Aventura - Sunny Isles

Trump protesters march in Sunny Isles Beach

About 20 demonstrators were protesting President-Elect Donald Trump in Sunny Isles Beach on Friday night.
About 20 demonstrators were protesting President-Elect Donald Trump in Sunny Isles Beach on Friday night. Special to the Herald

About 50 demonstrators marched in Sunny Isles Beach on Friday night to protest President-elect Donald Trump.

By 6:30 p.m., the group had gathered at a strip mall south of the Trump International Beach Resort. As Sunny Isles Beach police blocked two lanes of traffic, protesters marched north on Collins Avenue toward the towers, chanting “We reject the president-elect” and “Not my president.”
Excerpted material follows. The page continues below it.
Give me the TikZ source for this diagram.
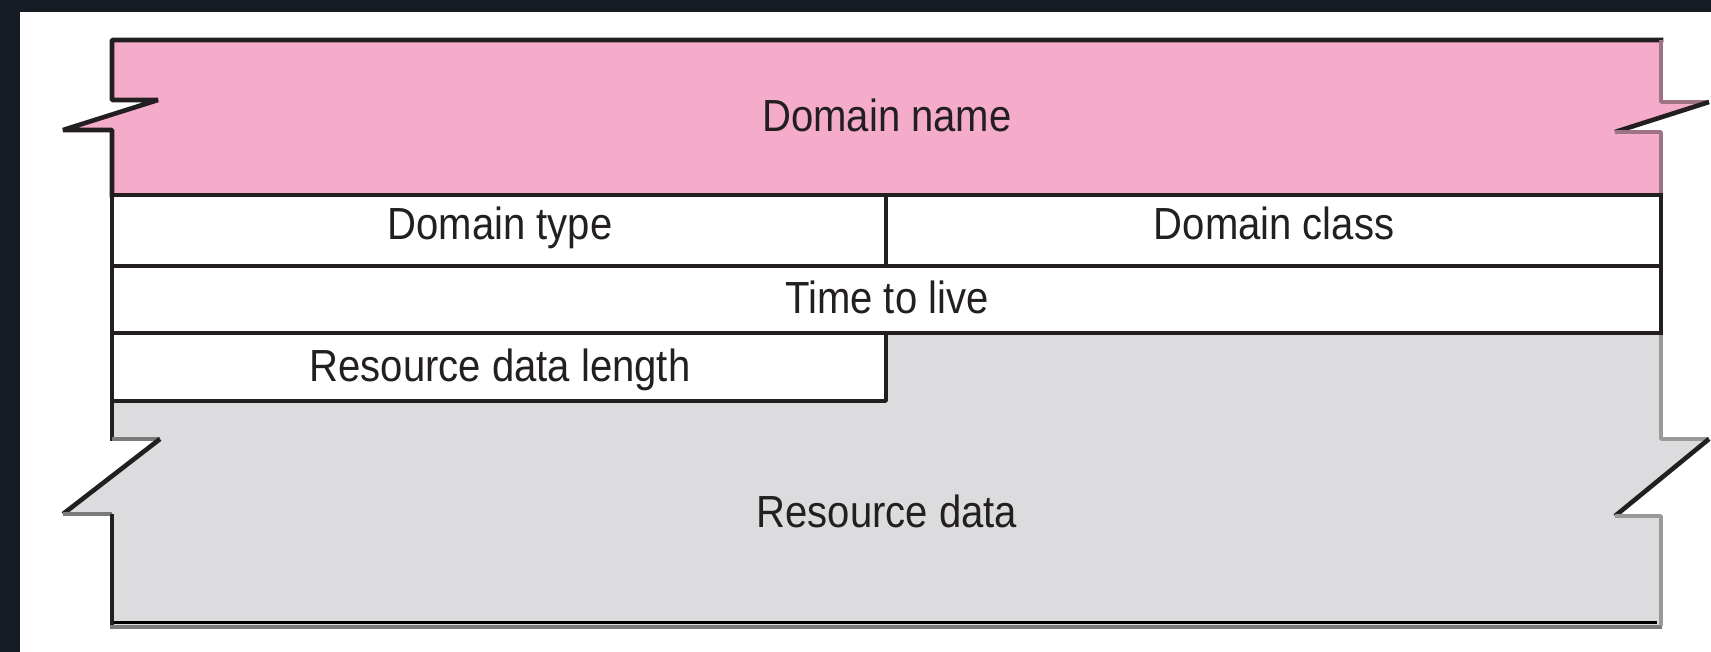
\documentclass[tikz,border=0pt]{standalone}
\usepackage{fontspec}
\setmainfont[FakeStretch=0.89]{Liberation Sans}
\definecolor{frame}{HTML}{171B24}
\definecolor{ink}{HTML}{231F20}
\definecolor{namefill}{HTML}{F5ACCB}
\definecolor{datafill}{HTML}{DCDCDE}
\definecolor{mauve}{HTML}{9E7383}
\definecolor{edgegray}{HTML}{7A7A7A}
\definecolor{sidegray}{HTML}{999999}
\definecolor{shade}{HTML}{C2C2C4}
\begin{document}
\begin{tikzpicture}[x=0.5pt,y=-0.5pt,
  rule/.style={draw=ink,line width=2.3pt,line join=bevel,line cap=rect},
  namerim/.style={draw=mauve,line width=2.3pt,line join=bevel},
  datarim/.style={draw=edgegray,line width=2.3pt,line join=bevel},
  datasides/.style={draw=sidegray,line width=2.3pt,line join=bevel},
  field/.style={anchor=base,inner sep=0pt,text=ink,font=\fontsize{22.5}{26}\selectfont}]
  % page background with dark frame on the top and left
  \fill[frame] (0,0) rectangle (1711,652);
  \fill[white] (20,12) rectangle (1711,652);
  \useasboundingbox (0,0) rectangle (1711,652);

  % Domain name field (variable length, torn edges)
  \fill[namefill] (112,40) -- (1661,40) -- (1661,102) -- (1709,102) -- (1615,132)
    -- (1661,132) -- (1661,195) -- (112,195) -- (112,130) -- (63,130)
    -- (158,100) -- (112,100) -- cycle;

  % Resource data field (variable length, torn edges)
  \fill[datafill] (112,401) -- (886,401) -- (886,333) -- (1661,333) -- (1661,439)
    -- (1709,439) -- (1615,516) -- (1661,516) -- (1661,627) -- (112,627)
    -- (112,514) -- (63,514) -- (160,439) -- (112,439) -- cycle;
  \draw[shade,line width=1.5pt] (114,622) -- (1657,622);

  % outline of the Domain name field
  \draw[rule] (112,195) -- (112,130) -- (63,130) -- (158,100) -- (112,100)
    -- (112,40) -- (1661,40);
  \draw[namerim] (1661,40) -- (1661,102) -- (1709,102);
  \draw[rule,line cap=butt] (1709,102) -- (1615,132);
  \draw[namerim] (1615,132) -- (1661,132) -- (1661,195);

  % fixed-length rows
  \draw[rule] (112,195) -- (1661,195);
  \draw[rule] (112,266) -- (1661,266);
  \draw[rule] (112,333) -- (1661,333);
  \draw[rule] (886,195) -- (886,266);
  \draw[rule] (886,333) -- (886,401) -- (112,401);
  \draw[rule] (112,195) -- (112,401);
  \draw[rule] (1661,195) -- (1661,333);

  % outline of the Resource data field
  \draw[rule] (112,401) -- (112,439);
  \draw[datarim] (112,439) -- (160,439);
  \draw[rule,line cap=butt] (160,439) -- (63,514);
  \draw[datarim] (63,514) -- (112,514);
  \draw[rule,line cap=butt] (112,514) -- (112,626);
  \draw[datarim] (110,627) -- (1662,627);
  \draw[datasides] (1661,335) -- (1661,439) -- (1709,439);
  \draw[rule,line cap=butt] (1709,439) -- (1615,516);
  \draw[datasides] (1615,516) -- (1661,516) -- (1661,626);

  % field labels
  \node[field] (dname)  at (887,132) {Domain name};
  \node[field] (dtype)  at (500,240) {Domain type};
  \node[field] (dclass) at (1274,240) {Domain class};
  \node[field] (ttl)    at (887,313) {Time to live};
  \node[field] (rdlen)  at (500,381) {Resource data length};
  \node[field] (rdata)  at (887,527) {Resource data};
\end{tikzpicture}
\end{document}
Sunny Isles resident Rosa Canon, 40, held up a sign that said “Make America kind again.” A strong Bernie Sanders supporter, Canon said she voted for Hillary Clinton Nov. 8. Upon getting the election results, she said she “felt physically ill.”
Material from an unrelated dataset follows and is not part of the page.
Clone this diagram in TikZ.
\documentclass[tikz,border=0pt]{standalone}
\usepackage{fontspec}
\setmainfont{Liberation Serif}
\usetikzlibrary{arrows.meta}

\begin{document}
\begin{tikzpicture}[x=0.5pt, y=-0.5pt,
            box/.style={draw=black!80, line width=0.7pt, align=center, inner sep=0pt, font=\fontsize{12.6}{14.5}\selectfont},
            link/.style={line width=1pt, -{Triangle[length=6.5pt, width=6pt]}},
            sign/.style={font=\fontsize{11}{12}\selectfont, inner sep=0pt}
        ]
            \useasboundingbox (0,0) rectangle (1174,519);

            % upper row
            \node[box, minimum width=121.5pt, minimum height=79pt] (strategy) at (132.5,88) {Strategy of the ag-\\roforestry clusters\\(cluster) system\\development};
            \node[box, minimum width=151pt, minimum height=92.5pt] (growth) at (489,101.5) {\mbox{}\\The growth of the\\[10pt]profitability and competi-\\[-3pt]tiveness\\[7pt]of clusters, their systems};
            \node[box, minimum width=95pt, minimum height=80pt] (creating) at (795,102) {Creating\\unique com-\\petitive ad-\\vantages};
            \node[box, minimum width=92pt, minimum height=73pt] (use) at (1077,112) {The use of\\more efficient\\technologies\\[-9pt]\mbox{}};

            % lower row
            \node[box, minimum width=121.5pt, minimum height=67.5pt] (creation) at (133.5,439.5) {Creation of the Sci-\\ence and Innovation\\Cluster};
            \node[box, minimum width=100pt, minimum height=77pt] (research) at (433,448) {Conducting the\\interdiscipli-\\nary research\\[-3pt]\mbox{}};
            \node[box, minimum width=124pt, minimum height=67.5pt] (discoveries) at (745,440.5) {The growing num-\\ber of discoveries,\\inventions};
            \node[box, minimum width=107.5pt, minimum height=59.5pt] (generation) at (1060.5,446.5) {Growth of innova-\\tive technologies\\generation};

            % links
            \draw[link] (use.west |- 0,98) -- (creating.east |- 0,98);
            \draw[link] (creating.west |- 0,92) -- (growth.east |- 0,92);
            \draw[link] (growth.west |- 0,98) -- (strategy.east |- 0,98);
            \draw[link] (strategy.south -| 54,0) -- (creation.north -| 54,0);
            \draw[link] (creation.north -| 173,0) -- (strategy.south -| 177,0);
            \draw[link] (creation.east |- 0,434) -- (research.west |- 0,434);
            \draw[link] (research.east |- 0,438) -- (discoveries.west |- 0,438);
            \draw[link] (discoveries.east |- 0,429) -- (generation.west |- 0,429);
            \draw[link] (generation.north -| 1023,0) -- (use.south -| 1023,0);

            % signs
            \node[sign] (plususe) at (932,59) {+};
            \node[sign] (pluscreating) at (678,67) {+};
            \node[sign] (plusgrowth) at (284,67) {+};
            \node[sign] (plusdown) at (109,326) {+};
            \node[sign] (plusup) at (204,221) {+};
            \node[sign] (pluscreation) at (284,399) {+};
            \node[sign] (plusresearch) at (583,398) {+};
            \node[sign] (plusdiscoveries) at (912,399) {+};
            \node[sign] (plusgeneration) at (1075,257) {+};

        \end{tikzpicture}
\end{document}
Trump — who disparaged immigrants and espoused putting “America first” during his campaign — helped Sunny Isles Beach transform from a sleepy oceanside hamlet to a high-rise-lined playground for wealthy Russians and Latin Americans. The president-elect and real estate magnate’s name adorns the resort and two luxury condo towers at 18001 Collins Ave. Trump doesn’t own those towers, but licensed his name to the development, and he received a fee for each unit sold.
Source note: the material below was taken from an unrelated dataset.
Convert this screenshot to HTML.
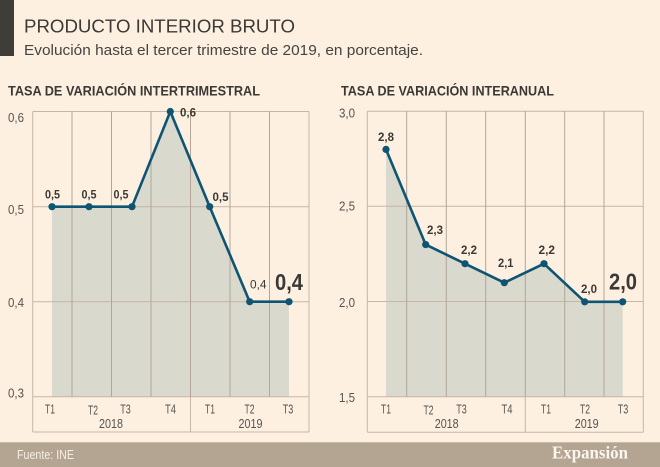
<!DOCTYPE html>
<html>
<head>
<meta charset="utf-8">
<style>
html,body{margin:0;padding:0;background:#fdf0e1;}
svg{display:block;}
text{font-family:"Liberation Sans",sans-serif;}
</style>
</head>
<body>
<svg width="660" height="467" viewBox="0 0 660 467" xmlns="http://www.w3.org/2000/svg">
<rect x="0" y="0" width="660" height="467" fill="#fdf0e1"/>
<!-- header -->
<rect x="0" y="0" width="14" height="56" fill="#3f3d37"/>
<text x="24" y="32.3" font-size="18.7" fill="#3b3935" textLength="271" lengthAdjust="spacingAndGlyphs">PRODUCTO INTERIOR BRUTO</text>
<text x="24" y="55" font-size="15" fill="#444340" textLength="399" lengthAdjust="spacingAndGlyphs">Evolución hasta el tercer trimestre de 2019, en porcentaje.</text>

<!-- section headings -->
<text x="8" y="95.5" font-size="14" font-weight="bold" fill="#3a3935" textLength="252" lengthAdjust="spacingAndGlyphs">TASA DE VARIACIÓN INTERTRIMESTRAL</text>
<text x="341" y="95.5" font-size="14" font-weight="bold" fill="#3a3935" textLength="213" lengthAdjust="spacingAndGlyphs">TASA DE VARIACIÓN INTERANUAL</text>

<!-- LEFT CHART -->
<polygon points="52,396.7 52,206.7 89,206.7 132,206.7 170.3,111.5 209.7,206.7 249.7,301.7 289,301.7 289,396.7" fill="#d9d9ce"/>
<g stroke="#c8b6a4" stroke-width="1" fill="none">
  <line x1="32.7" y1="111.5" x2="309" y2="111.5"/>
  <line x1="32.7" y1="206.7" x2="309" y2="206.7"/>
  <line x1="32.7" y1="301.7" x2="309" y2="301.7"/>
  <line x1="32.7" y1="396.7" x2="309" y2="396.7"/>
  <line x1="32.7" y1="432" x2="309" y2="432"/>
  <line x1="32.7" y1="111.5" x2="32.7" y2="432"/>
  <line x1="309" y1="111.5" x2="309" y2="432"/>
  <line x1="190.5" y1="396.7" x2="190.5" y2="432"/>
</g>
<g stroke="#b3a696" stroke-width="1" fill="none">
  <line x1="72" y1="111.5" x2="72" y2="396.7"/>
  <line x1="111.5" y1="111.5" x2="111.5" y2="396.7"/>
  <line x1="151" y1="111.5" x2="151" y2="396.7"/>
  <line x1="190.5" y1="111.5" x2="190.5" y2="396.7"/>
  <line x1="230" y1="111.5" x2="230" y2="396.7"/>
  <line x1="269.5" y1="111.5" x2="269.5" y2="396.7"/>
</g>
<polyline points="52,206.7 89,206.7 132,206.7 170.3,111.5 209.7,206.7 249.7,301.7 289,301.7" fill="none" stroke="#0e5473" stroke-width="2.6" stroke-linejoin="round"/>
<g fill="#0e5473">
  <circle cx="52" cy="206.7" r="3.6"/>
  <circle cx="89" cy="206.7" r="3.6"/>
  <circle cx="132" cy="206.7" r="3.6"/>
  <circle cx="170.3" cy="111.5" r="3.6"/>
  <circle cx="209.7" cy="206.7" r="3.6"/>
  <circle cx="249.7" cy="301.7" r="3.6"/>
  <circle cx="289" cy="301.7" r="3.6"/>
</g>
<!-- y labels left -->
<g font-size="12.5" fill="#555450">
  <text x="8" y="122" textLength="16" lengthAdjust="spacingAndGlyphs">0,6</text>
  <text x="8" y="214" textLength="16" lengthAdjust="spacingAndGlyphs">0,5</text>
  <text x="8" y="307" textLength="16" lengthAdjust="spacingAndGlyphs">0,4</text>
  <text x="8" y="397.5" textLength="16" lengthAdjust="spacingAndGlyphs">0,3</text>
</g>
<!-- data labels left -->
<g font-size="11.5" font-weight="bold" fill="#3a3935">
  <text x="45" y="198.5" textLength="15" lengthAdjust="spacingAndGlyphs">0,5</text>
  <text x="81.5" y="198.5" textLength="15" lengthAdjust="spacingAndGlyphs">0,5</text>
  <text x="113.5" y="198.5" textLength="15" lengthAdjust="spacingAndGlyphs">0,5</text>
  <text x="180" y="116.5" textLength="16" lengthAdjust="spacingAndGlyphs">0,6</text>
  <text x="212.5" y="201" textLength="16" lengthAdjust="spacingAndGlyphs">0,5</text>
</g>
<text x="250" y="288.5" font-size="11.5" fill="#3a3935" textLength="16.5" lengthAdjust="spacingAndGlyphs">0,4</text>
<text x="275" y="290" font-size="23.5" font-weight="bold" fill="#3a3935" textLength="28" lengthAdjust="spacingAndGlyphs">0,4</text>
<!-- x labels left -->
<g font-size="12.5" fill="#555450" text-anchor="middle">
  <text x="50" y="413.5" textLength="10" lengthAdjust="spacingAndGlyphs">T1</text>
  <text x="93" y="414.5" textLength="10" lengthAdjust="spacingAndGlyphs">T2</text>
  <text x="125.5" y="413.5" textLength="10.5" lengthAdjust="spacingAndGlyphs">T3</text>
  <text x="170.5" y="413.5" textLength="11" lengthAdjust="spacingAndGlyphs">T4</text>
  <text x="210" y="413.5" textLength="10" lengthAdjust="spacingAndGlyphs">T1</text>
  <text x="249.5" y="413.5" textLength="10" lengthAdjust="spacingAndGlyphs">T2</text>
  <text x="288" y="413.5" textLength="10.5" lengthAdjust="spacingAndGlyphs">T3</text>
  <text x="111" y="428" textLength="24" lengthAdjust="spacingAndGlyphs">2018</text>
  <text x="250.5" y="428" textLength="24" lengthAdjust="spacingAndGlyphs">2019</text>
</g>

<!-- RIGHT CHART -->
<polygon points="386,397 386,149.4 425.7,244.6 465,263.7 504.3,282.7 544,263.7 584.7,301.8 622.7,301.8 622.7,397" fill="#d9d9ce"/>
<g stroke="#c8b6a4" stroke-width="1" fill="none">
  <line x1="367.3" y1="111.3" x2="643.3" y2="111.3"/>
  <line x1="367.3" y1="206.3" x2="643.3" y2="206.3"/>
  <line x1="367.3" y1="301.5" x2="643.3" y2="301.5"/>
  <line x1="367.3" y1="396.7" x2="643.3" y2="396.7"/>
  <line x1="367.3" y1="432.3" x2="643.3" y2="432.3"/>
  <line x1="367.3" y1="111.3" x2="367.3" y2="432.3"/>
  <line x1="643.3" y1="111.3" x2="643.3" y2="432.3"/>
  <line x1="525.3" y1="396.7" x2="525.3" y2="432.3"/>
</g>
<g stroke="#b3a696" stroke-width="1" fill="none">
  <line x1="406.7" y1="111.3" x2="406.7" y2="396.7"/>
  <line x1="446.3" y1="111.3" x2="446.3" y2="396.7"/>
  <line x1="485.7" y1="111.3" x2="485.7" y2="396.7"/>
  <line x1="525.3" y1="111.3" x2="525.3" y2="396.7"/>
  <line x1="564.7" y1="111.3" x2="564.7" y2="396.7"/>
  <line x1="604" y1="111.3" x2="604" y2="396.7"/>
</g>
<polyline points="386,149.4 425.7,244.6 465,263.7 504.3,282.7 544,263.7 584.7,301.8 622.7,301.8" fill="none" stroke="#0e5473" stroke-width="2.6" stroke-linejoin="round"/>
<g fill="#0e5473">
  <circle cx="386" cy="149.4" r="3.6"/>
  <circle cx="425.7" cy="244.6" r="3.6"/>
  <circle cx="465" cy="263.7" r="3.6"/>
  <circle cx="504.3" cy="282.7" r="3.6"/>
  <circle cx="544" cy="263.7" r="3.6"/>
  <circle cx="584.7" cy="301.8" r="3.6"/>
  <circle cx="622.7" cy="301.8" r="3.6"/>
</g>
<g font-size="12.5" fill="#555450">
  <text x="339" y="117.5" textLength="16" lengthAdjust="spacingAndGlyphs">3,0</text>
  <text x="339" y="210.5" textLength="16" lengthAdjust="spacingAndGlyphs">2,5</text>
  <text x="339" y="307" textLength="16" lengthAdjust="spacingAndGlyphs">2,0</text>
  <text x="339" y="402" textLength="16" lengthAdjust="spacingAndGlyphs">1,5</text>
</g>
<g font-size="11.5" font-weight="bold" fill="#3a3935">
  <text x="378" y="141" textLength="16" lengthAdjust="spacingAndGlyphs">2,8</text>
  <text x="427" y="234" textLength="16" lengthAdjust="spacingAndGlyphs">2,3</text>
  <text x="461" y="254" textLength="16" lengthAdjust="spacingAndGlyphs">2,2</text>
  <text x="498" y="267" textLength="15.5" lengthAdjust="spacingAndGlyphs">2,1</text>
  <text x="538.5" y="254" textLength="16.5" lengthAdjust="spacingAndGlyphs">2,2</text>
  <text x="581" y="293" textLength="16" lengthAdjust="spacingAndGlyphs">2,0</text>
</g>
<text x="609" y="289.5" font-size="23.5" font-weight="bold" fill="#3a3935" textLength="28" lengthAdjust="spacingAndGlyphs">2,0</text>
<g font-size="12.5" fill="#555450" text-anchor="middle">
  <text x="386" y="413.5" textLength="10" lengthAdjust="spacingAndGlyphs">T1</text>
  <text x="428.5" y="414.5" textLength="10" lengthAdjust="spacingAndGlyphs">T2</text>
  <text x="461.5" y="413.5" textLength="10.5" lengthAdjust="spacingAndGlyphs">T3</text>
  <text x="507" y="413.5" textLength="11" lengthAdjust="spacingAndGlyphs">T4</text>
  <text x="546" y="413.5" textLength="10" lengthAdjust="spacingAndGlyphs">T1</text>
  <text x="585" y="413.5" textLength="10" lengthAdjust="spacingAndGlyphs">T2</text>
  <text x="623" y="413.5" textLength="10.5" lengthAdjust="spacingAndGlyphs">T3</text>
  <text x="446.7" y="428" textLength="24" lengthAdjust="spacingAndGlyphs">2018</text>
  <text x="586.7" y="428" textLength="24" lengthAdjust="spacingAndGlyphs">2019</text>
</g>

<!-- footer -->
<rect x="0" y="442.3" width="660" height="24.7" fill="#b4a492"/>
<text x="17" y="459" font-size="12.5" fill="#f6efe5" textLength="57" lengthAdjust="spacingAndGlyphs">Fuente: INE</text>
<text x="552" y="458.5" style="font-family:'Liberation Serif',serif;font-weight:bold;font-size:17.5px;" fill="#fbf6ef" textLength="76" lengthAdjust="spacingAndGlyphs">Expansión</text>
</svg>
</body>
</html>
When protesters arrived at the resort, they hoisted a banner saying “Dump Trump. No hate in FL.”

David Gibson led several chants through the short demonstration. He said that although the protesters stood outside a building that wasn’t owned by Trump, it was still important to rally against Trump’s presidency at an accessible location.

“When you bear the name of a racist and a sexist,” he said, “you kind of act like a racist and a sexist.”

Unlike last week’s massive local protest, Friday’s demonstration did not shut down any roads. Last week, thousands of demonstrators marched in Miami, blocking traffic on the MacArthur Causeway for about an hour and later on I-95. Friday’s march disbanded by 8 p.m., earlier than organizers anticipated.

Sofia Rodriguez was walking her 1-year-old pug, Bronco, when she saw the group marching. She wasn’t expecting to join the march, but she and Bronco followed the crowd. As an undocumented resident, she said the recent election brought many fears to her and her family.

She pointed to an executive order by President Barack Obama that allows some undocumented residents to work and attend school in the U.S.

“It’s something that has given me a lot of opportunity,” she said. “I’ve built a life here.”